Similarly, we analyse the components for the GM fit for the price. In the graph below, we have plotted the pdf for the weighted components ωₖgₖ, each denoted by Cₖ.

[GM price components] (left) Log-log pdfs; (centre) Log-x pdfs; (right) Pdfs truncated at 1.2M.

The plot on the right shows that the pdf is decomposed using Gaussians in the linear space. In the plot on the right, we see why the pdf has wiggles, as we have a component (C1) with a very large mean (more than £5M) with a very small weight which contributes to allocating probability at the tail of the distribution. This is something we did not have either in the log-normal or the GM-log fits, as these fits systematically underestimated the probability at the tail of the distribution.
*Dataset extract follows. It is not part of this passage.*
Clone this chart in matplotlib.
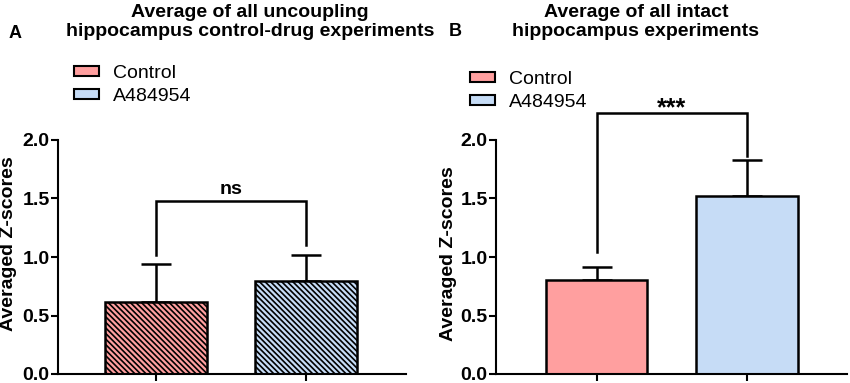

Additionally, the GM fit assigns a non-zero probability to relatively small, non-negative values, which are unrealistic (all price values in the dataset are strictly positive, as expected). However, for consistency, we have excluded prices lower than zero from the linear-x plot on the right.

5.2 Open Questions

There are different directions for improving this analysis. A fair question would be: how do we choose between models? As of now, We do not have a clear answer on whether the GM-log or GM (or even the log-normal) fit is preferred. We discussed the results qualitatively but did not provide a metric to make a quantitative decision. Additionally, we could ask how best to choose the number of components. Both these questions can be answered via the Bayesian Information Criterion (BIC) which allows choosing between models with a different number of parameters via computation of the likelihood.

Summary

  • Mixture Models provide a flexible framework to model complex distributions coming from real data.
  • We used Gaussian Mixtures (GM) to model the distribution of real estate prices in the UK for the period 2012–2014. We compared GMs against more simple distributions such as Gamma or Log-normal which provided worse results for the fit.
  • Gaussian Mixtures are simple and easy to implement in combination with the EM algorithm. There are analytical expressions for estimating all parameters which is not the case for other mixtures.

References

[1] McLachlan, Geoffrey J., Sharon X. Lee, and Suren I. Rathnayake. “Finite mixture models.” Annual review of statistics and its application 6 (2019): 355–378.